Task prompt >> Reproduce each line of the material exactly, minus any picture.

[Data extracted from a collection]
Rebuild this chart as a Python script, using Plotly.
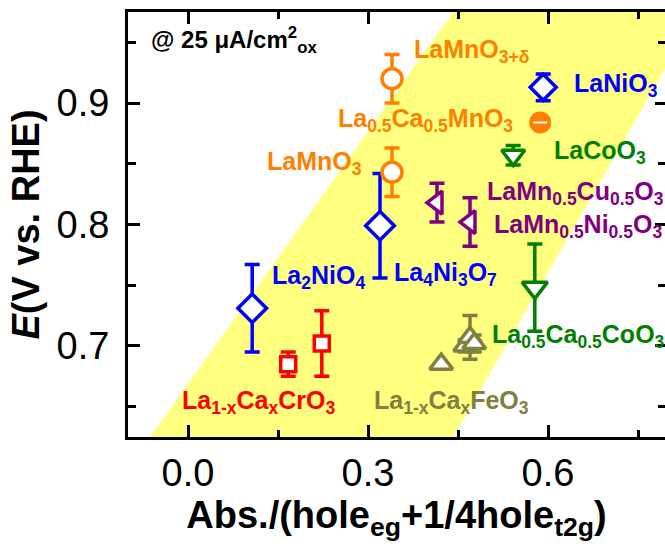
import plotly.graph_objects as go

# ---------------- data ----------------
band_x = [-0.063, 0.442, 0.85, 0.442]
band_y = [0.625, 0.975, 0.975, 0.625]

cro_x = [0.167, 0.223]
cro_y = [0.685, 0.702]
cro_err = [0.010, 0.027]

la2nio4_x = [0.107]
la2nio4_y = [0.731]
la2nio4_err = [0.036]

la4ni3o7_x = [0.32]
la4ni3o7_y = [0.799]
la4ni3o7_err = [0.043]

lanio3_x = [0.592]
lanio3_y = [0.913]
lanio3_err = [0.011]

lamno3_x = [0.34]
lamno3_y = [0.843]
lamno3_err = [0.02]

lamno3d_x = [0.34]
lamno3d_y = [0.920]
lamno3d_err = [0.02]

lcmo_x = [0.587]
lcmo_y = [0.884]

lacoo3_x = [0.542]
lacoo3_y = [0.857]
lacoo3_err = [0.008]

lcco_x = [0.578]
lcco_y = [0.748]
lcco_err = [0.036]

lamncu_x = [0.415]
lamncu_y = [0.818]
lamncu_err = [0.016]

lamnni_x = [0.47]
lamnni_y = [0.802]
lamnni_err = [0.02]

feo3_x = [0.422, 0.462, 0.470, 0.477]
feo3_y = [0.685, 0.700, 0.707, 0.702]
feo3_err = [0.0, 0.005, 0.018, 0.007]

labels = [
    "LaMnO<sub>3+δ</sub>",
    "La<sub>0.5</sub>Ca<sub>0.5</sub>MnO<sub>3</sub>",
    "LaMnO<sub>3</sub>",
    "LaNiO<sub>3</sub>",
    "LaCoO<sub>3</sub>",
    "LaMn<sub>0.5</sub>Cu<sub>0.5</sub>O<sub>3</sub>",
    "LaMn<sub>0.5</sub>Ni<sub>0.5</sub>O<sub>3</sub>",
    "La<sub>2</sub>NiO<sub>4</sub>",
    "La<sub>4</sub>Ni<sub>3</sub>O<sub>7</sub>",
    "La<sub>1-x</sub>Ca<sub>x</sub>CrO<sub>3</sub>",
    "La<sub>1-x</sub>Ca<sub>x</sub>FeO<sub>3</sub>",
    "La<sub>0.5</sub>Ca<sub>0.5</sub>CoO<sub>3</sub>",
]
label_x = [0.373, 0.247, 0.128, 0.64, 0.607, 0.495, 0.507, 0.137, 0.34, -0.013, 0.307, 0.503]
label_y = [0.943, 0.886, 0.851, 0.915, 0.86, 0.826, 0.799, 0.757, 0.759, 0.654, 0.654, 0.708]

ORANGE = "#FF7F00"
BLUE = "#0000FF"
RED = "#FF0000"
GREEN = "#007F00"
PURPLE = "#800080"
OLIVE = "#808040"
label_colors = [ORANGE, ORANGE, ORANGE, BLUE, GREEN, PURPLE, PURPLE, BLUE, BLUE, RED, OLIVE, GREEN]

FONT = "Liberation Sans, Arial, sans-serif"

fig = go.Figure()

# yellow band
fig.add_trace(go.Scatter(x=band_x, y=band_y, fill="toself", mode="none",
                         fillcolor="#FFFF80", hoverinfo="skip", showlegend=False))


def add_pts(xs, ys, errs, symbol, color, size, lw=3.5, fill="white"):
    fig.add_trace(go.Scatter(
        x=xs, y=ys, mode="markers",
        error_y=dict(type="data", array=errs, visible=True,
                     color=color, thickness=3.5, width=7.5),
        marker=dict(symbol=symbol, size=size, color=fill,
                    line=dict(color=color, width=lw)),
        showlegend=False, cliponaxis=False))


add_pts(cro_x, cro_y, cro_err, "square", RED, 15)
add_pts(la2nio4_x, la2nio4_y, la2nio4_err, "diamond", BLUE, 22)
add_pts(la4ni3o7_x, la4ni3o7_y, la4ni3o7_err, "diamond", BLUE, 22)
add_pts(lanio3_x, lanio3_y, lanio3_err, "diamond", BLUE, 20)
add_pts(lamno3_x, lamno3_y, lamno3_err, "circle", ORANGE, 20)
add_pts(lamno3d_x, lamno3d_y, lamno3d_err, "circle", ORANGE, 20)
add_pts(lacoo3_x, lacoo3_y, lacoo3_err, "triangle-down", GREEN, 20)
add_pts(lcco_x, lcco_y, lcco_err, "triangle-down", GREEN, 22)
add_pts(lamncu_x, lamncu_y, lamncu_err, "triangle-left", PURPLE, 20)
add_pts(lamnni_x, lamnni_y, lamnni_err, "triangle-left", PURPLE, 20)
add_pts(feo3_x, feo3_y, feo3_err, "triangle-up", OLIVE, 20)

# filled circle with white dash
fig.add_trace(go.Scatter(x=lcmo_x, y=lcmo_y, mode="markers",
                         marker=dict(symbol="circle", size=22, color=ORANGE,
                                     line=dict(color=ORANGE, width=0)),
                         showlegend=False))
fig.add_trace(go.Scatter(x=lcmo_x, y=lcmo_y, mode="markers",
                         marker=dict(symbol="line-ew", size=10,
                                     line=dict(color="white", width=2)),
                         showlegend=False))

# invisible trace on right axis
fig.add_trace(go.Scatter(x=[None], y=[None], yaxis="y2", showlegend=False))

for t, x, y, c in zip(labels, label_x, label_y, label_colors):
    fig.add_annotation(x=x, y=y, text="<b>" + t + "</b>", showarrow=False,
                       xanchor="left", yanchor="middle",
                       font=dict(family=FONT, size=25, color=c))

fig.add_annotation(x=-0.065, y=0.952, text="<b>@ 25 μA/cm<sup>2</sup><sub>ox</sub></b>",
                   showarrow=False, xanchor="left", yanchor="middle",
                   font=dict(family=FONT, size=24, color="black"))

fig.update_layout(
    width=665, height=551,
    margin=dict(l=128, r=0, t=12, b=114),
    plot_bgcolor="white", paper_bgcolor="white",
    font=dict(family=FONT, color="black"),
    xaxis=dict(range=[-0.1, 0.795], tickvals=[0.0, 0.3, 0.6],
               ticktext=["0.0", "0.3", "0.6"],
               showline=True, linecolor="black", linewidth=3, mirror="ticks",
               ticks="inside", ticklen=12, tickwidth=3, tickcolor="black",
               minor=dict(dtick=0.15, tick0=0, ticks="inside", ticklen=7,
                          tickwidth=3, tickcolor="black"),
               showgrid=False, zeroline=False,
               tickfont=dict(size=38, family=FONT),
               title=dict(text="<b>Abs./(hole<sub>eg</sub>+1/4hole<sub>t2g</sub>)</b>",
                          font=dict(size=38, family=FONT), standoff=9)),
    yaxis=dict(range=[0.625, 0.975], tickvals=[0.7, 0.8, 0.9],
               ticktext=["0.7", "0.8", "0.9"],
               showline=True, linecolor="black", linewidth=3, mirror=False,
               ticks="inside", ticklen=12, tickwidth=3, tickcolor="black",
               minor=dict(dtick=0.05, tick0=0.6, ticks="inside", ticklen=8,
                          tickwidth=3, tickcolor="black"),
               showgrid=False, zeroline=False,
               ticklabelstandoff=8,
               tickfont=dict(size=38, family=FONT),
               title=dict(text="<b><i>E</i>(V vs. RHE)</b>",
                          font=dict(size=38, family=FONT), standoff=6)),
    yaxis2=dict(range=[0.625, 0.975], overlaying="y", side="right",
                showline=False, showticklabels=False, showgrid=False, zeroline=False,
                tickvals=[0.7, 0.8, 0.9],
                ticks="inside", ticklen=10, tickwidth=3, tickcolor="black",
                minor=dict(dtick=0.05, tick0=0.6, ticks="inside", ticklen=7,
                           tickwidth=3, tickcolor="black")),
)

fig.write_html("out.html")
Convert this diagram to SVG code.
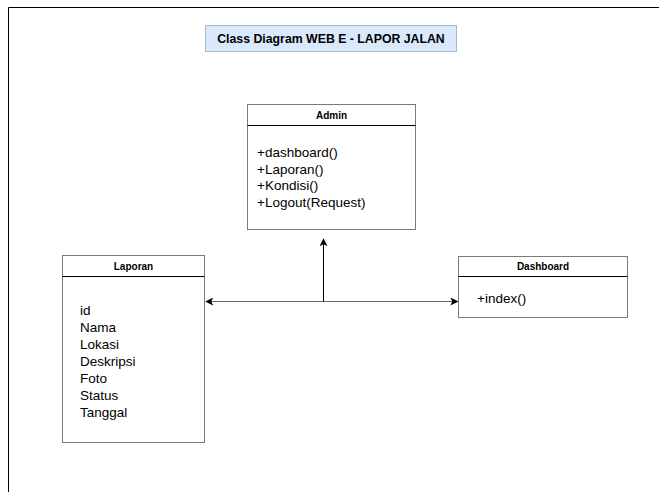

Finished answer >>
Rebuild this chart as a Python script, using Plotly.
import plotly.graph_objects as go

# ---------------- data ----------------
band_x = [-0.063, 0.442, 0.85, 0.442]
band_y = [0.625, 0.975, 0.975, 0.625]

cro_x = [0.167, 0.223]
cro_y = [0.685, 0.702]
cro_err = [0.010, 0.027]

la2nio4_x = [0.107]
la2nio4_y = [0.731]
la2nio4_err = [0.036]

la4ni3o7_x = [0.32]
la4ni3o7_y = [0.799]
la4ni3o7_err = [0.043]

lanio3_x = [0.592]
lanio3_y = [0.913]
lanio3_err = [0.011]

lamno3_x = [0.34]
lamno3_y = [0.843]
lamno3_err = [0.02]

lamno3d_x = [0.34]
lamno3d_y = [0.920]
lamno3d_err = [0.02]

lcmo_x = [0.587]
lcmo_y = [0.884]

lacoo3_x = [0.542]
lacoo3_y = [0.857]
lacoo3_err = [0.008]

lcco_x = [0.578]
lcco_y = [0.748]
lcco_err = [0.036]

lamncu_x = [0.415]
lamncu_y = [0.818]
lamncu_err = [0.016]

lamnni_x = [0.47]
lamnni_y = [0.802]
lamnni_err = [0.02]

feo3_x = [0.422, 0.462, 0.470, 0.477]
feo3_y = [0.685, 0.700, 0.707, 0.702]
feo3_err = [0.0, 0.005, 0.018, 0.007]

labels = [
    "LaMnO<sub>3+δ</sub>",
    "La<sub>0.5</sub>Ca<sub>0.5</sub>MnO<sub>3</sub>",
    "LaMnO<sub>3</sub>",
    "LaNiO<sub>3</sub>",
    "LaCoO<sub>3</sub>",
    "LaMn<sub>0.5</sub>Cu<sub>0.5</sub>O<sub>3</sub>",
    "LaMn<sub>0.5</sub>Ni<sub>0.5</sub>O<sub>3</sub>",
    "La<sub>2</sub>NiO<sub>4</sub>",
    "La<sub>4</sub>Ni<sub>3</sub>O<sub>7</sub>",
    "La<sub>1-x</sub>Ca<sub>x</sub>CrO<sub>3</sub>",
    "La<sub>1-x</sub>Ca<sub>x</sub>FeO<sub>3</sub>",
    "La<sub>0.5</sub>Ca<sub>0.5</sub>CoO<sub>3</sub>",
]
label_x = [0.373, 0.247, 0.128, 0.64, 0.607, 0.495, 0.507, 0.137, 0.34, -0.013, 0.307, 0.503]
label_y = [0.943, 0.886, 0.851, 0.915, 0.86, 0.826, 0.799, 0.757, 0.759, 0.654, 0.654, 0.708]

ORANGE = "#FF7F00"
BLUE = "#0000FF"
RED = "#FF0000"
GREEN = "#007F00"
PURPLE = "#800080"
OLIVE = "#808040"
label_colors = [ORANGE, ORANGE, ORANGE, BLUE, GREEN, PURPLE, PURPLE, BLUE, BLUE, RED, OLIVE, GREEN]

FONT = "Liberation Sans, Arial, sans-serif"

fig = go.Figure()

# yellow band
fig.add_trace(go.Scatter(x=band_x, y=band_y, fill="toself", mode="none",
                         fillcolor="#FFFF80", hoverinfo="skip", showlegend=False))


def add_pts(xs, ys, errs, symbol, color, size, lw=3.5, fill="white"):
    fig.add_trace(go.Scatter(
        x=xs, y=ys, mode="markers",
        error_y=dict(type="data", array=errs, visible=True,
                     color=color, thickness=3.5, width=7.5),
        marker=dict(symbol=symbol, size=size, color=fill,
                    line=dict(color=color, width=lw)),
        showlegend=False, cliponaxis=False))


add_pts(cro_x, cro_y, cro_err, "square", RED, 15)
add_pts(la2nio4_x, la2nio4_y, la2nio4_err, "diamond", BLUE, 22)
add_pts(la4ni3o7_x, la4ni3o7_y, la4ni3o7_err, "diamond", BLUE, 22)
add_pts(lanio3_x, lanio3_y, lanio3_err, "diamond", BLUE, 20)
add_pts(lamno3_x, lamno3_y, lamno3_err, "circle", ORANGE, 20)
add_pts(lamno3d_x, lamno3d_y, lamno3d_err, "circle", ORANGE, 20)
add_pts(lacoo3_x, lacoo3_y, lacoo3_err, "triangle-down", GREEN, 20)
add_pts(lcco_x, lcco_y, lcco_err, "triangle-down", GREEN, 22)
add_pts(lamncu_x, lamncu_y, lamncu_err, "triangle-left", PURPLE, 20)
add_pts(lamnni_x, lamnni_y, lamnni_err, "triangle-left", PURPLE, 20)
add_pts(feo3_x, feo3_y, feo3_err, "triangle-up", OLIVE, 20)

# filled circle with white dash
fig.add_trace(go.Scatter(x=lcmo_x, y=lcmo_y, mode="markers",
                         marker=dict(symbol="circle", size=22, color=ORANGE,
                                     line=dict(color=ORANGE, width=0)),
                         showlegend=False))
fig.add_trace(go.Scatter(x=lcmo_x, y=lcmo_y, mode="markers",
                         marker=dict(symbol="line-ew", size=10,
                                     line=dict(color="white", width=2)),
                         showlegend=False))

# invisible trace on right axis
fig.add_trace(go.Scatter(x=[None], y=[None], yaxis="y2", showlegend=False))

for t, x, y, c in zip(labels, label_x, label_y, label_colors):
    fig.add_annotation(x=x, y=y, text="<b>" + t + "</b>", showarrow=False,
                       xanchor="left", yanchor="middle",
                       font=dict(family=FONT, size=25, color=c))

fig.add_annotation(x=-0.065, y=0.952, text="<b>@ 25 μA/cm<sup>2</sup><sub>ox</sub></b>",
                   showarrow=False, xanchor="left", yanchor="middle",
                   font=dict(family=FONT, size=24, color="black"))

fig.update_layout(
    width=665, height=551,
    margin=dict(l=128, r=0, t=12, b=114),
    plot_bgcolor="white", paper_bgcolor="white",
    font=dict(family=FONT, color="black"),
    xaxis=dict(range=[-0.1, 0.795], tickvals=[0.0, 0.3, 0.6],
               ticktext=["0.0", "0.3", "0.6"],
               showline=True, linecolor="black", linewidth=3, mirror="ticks",
               ticks="inside", ticklen=12, tickwidth=3, tickcolor="black",
               minor=dict(dtick=0.15, tick0=0, ticks="inside", ticklen=7,
                          tickwidth=3, tickcolor="black"),
               showgrid=False, zeroline=False,
               tickfont=dict(size=38, family=FONT),
               title=dict(text="<b>Abs./(hole<sub>eg</sub>+1/4hole<sub>t2g</sub>)</b>",
                          font=dict(size=38, family=FONT), standoff=9)),
    yaxis=dict(range=[0.625, 0.975], tickvals=[0.7, 0.8, 0.9],
               ticktext=["0.7", "0.8", "0.9"],
               showline=True, linecolor="black", linewidth=3, mirror=False,
               ticks="inside", ticklen=12, tickwidth=3, tickcolor="black",
               minor=dict(dtick=0.05, tick0=0.6, ticks="inside", ticklen=8,
                          tickwidth=3, tickcolor="black"),
               showgrid=False, zeroline=False,
               ticklabelstandoff=8,
               tickfont=dict(size=38, family=FONT),
               title=dict(text="<b><i>E</i>(V vs. RHE)</b>",
                          font=dict(size=38, family=FONT), standoff=6)),
    yaxis2=dict(range=[0.625, 0.975], overlaying="y", side="right",
                showline=False, showticklabels=False, showgrid=False, zeroline=False,
                tickvals=[0.7, 0.8, 0.9],
                ticks="inside", ticklen=10, tickwidth=3, tickcolor="black",
                minor=dict(dtick=0.05, tick0=0.6, ticks="inside", ticklen=7,
                           tickwidth=3, tickcolor="black")),
)

fig.write_html("out.html")
Convert this diagram to SVG code.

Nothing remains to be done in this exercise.